CRANIOSACRAL THERAPY AND THE STRESS RESPONSE By Rosemary Brown-Tucker, RMT Dr. Hans Selye, Physician and Endocrinologist, first identified the stress response as “fight or flight” in the 1930s. Under stress, the sympathetic part of our autonomic nervous system responds to the perceived danger by preparing to escape or do battle. In Peter Levine’s book, Waking the Tiger, he writes about the “freeze” response. When we confront a perceived danger and we cannot fight or flee, then we become overwhelmed and freeze. He writes that animals that respond in this manner shake out the experience through their body and limbs once the threat has gone. We have lost this ability to shake out our stress through human evolution and so stressful experiences can be stored in our bodies, eventually expressing in the stress response. If the shock to the system is severe enough it can remain stored or “frozen” in the tissues of the body for years. Even everyday events such as work, relationship conflicts, financial pressures, etc. can accumulate as held stress in the body. This accumulation of internalized stress can lead to a myriad of symptoms manifesting as headaches, anxiety, digestive disorders, TMJ syndrome, insomnia, chronic pain, and depression. The body will show signs of stress with shallow breathing, rapid heart rate, digestive problems, increased reactivity, etc. Feeling “amped-up” or “off” is another common sign of the stress response.

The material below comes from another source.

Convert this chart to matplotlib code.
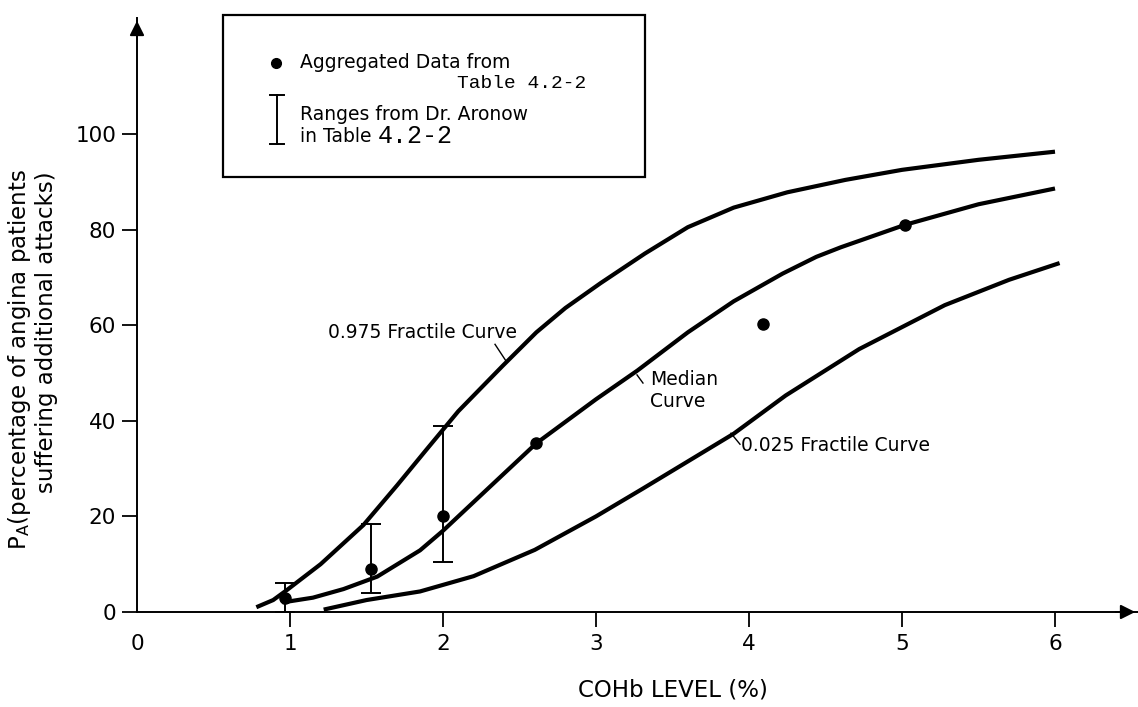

Stress and anxiety can be addressed in a number of natural ways, such as physical exercise, abdominal breathing, meditation, time off, laughter, positive mental reframing, professional counselling, etc. It is beneficial to address what is underlying the stress symptoms while also attending to the body, where the stress is held. CranioSacral therapy can be an effective approach to ease the contraction of the tissues and release “frozen” stressful experiences. This in turn leads to a calmer, more normalized nervous system, increased energy, and overall better health and well-being.